On December 16th, Wildlife Friends Foundation Thailand (WFFT) spearheaded a crucial rescue operation, liberating twelve tigers and three leopards from a northern Thailand tiger farm embroiled in alleged illegal wildlife trading. This action, prompted by legal measures against the farm, signals the opening phase of Thailand’s most extensive NGO-led rescue endeavor, aiming to save a total of 35 tigers.

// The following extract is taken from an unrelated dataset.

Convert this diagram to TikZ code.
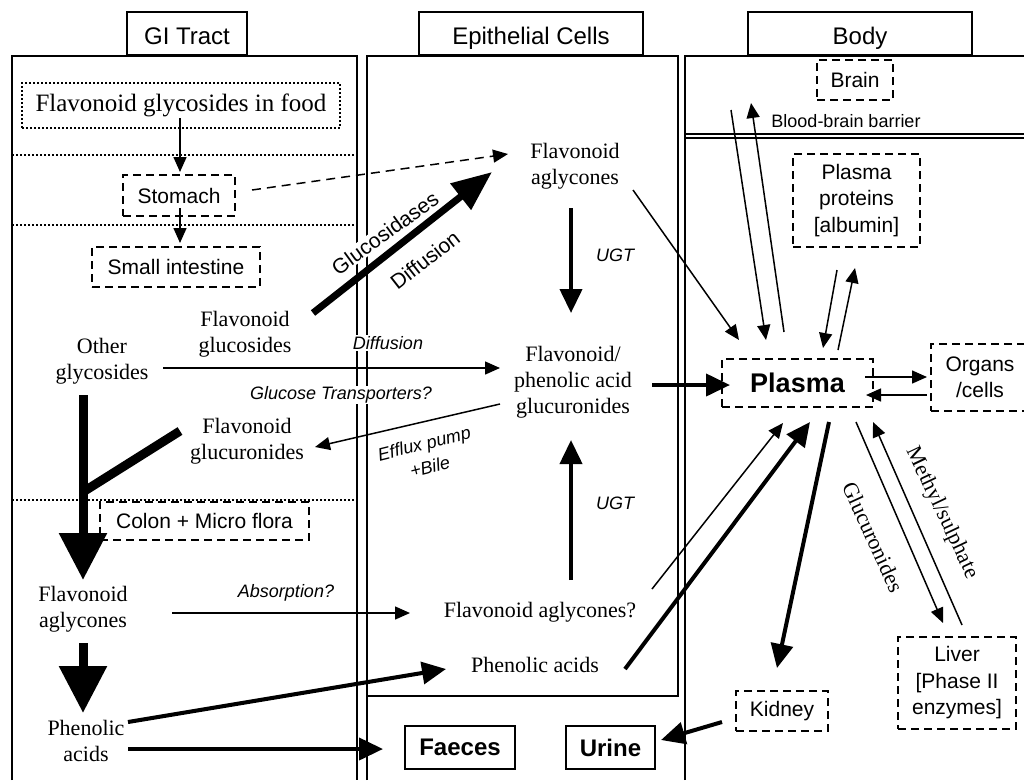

The initial operation prioritized the liberation of elderly tigers and ailing leopards in dire need of immediate medical attention. Notably, among the rescued animals were an emaciated elderly tiger and a twenty-year-old male tiger grappling with respiratory issues. These creatures, previously confined in cramped concrete enclosures, have found refuge at WFFT’s sanctuary.
Situated in Phetchaburi’s Tiger Rescue Center, the sanctuary spans over seventeen acres, providing a semblance of natural habitat where the rescued tigers can freely roam, swim, and engage in social activities.
In Thailand, approximately 1,700 tigers endure captivity within tiger farms, bred for purposes ranging from zoo trade and exotic pets to traditional medicine involving their body parts. In stark contrast, the country’s wild landscape shelters critically endangered species like the Indochinese and Malayan tigers, their population dwindling to an estimated 189.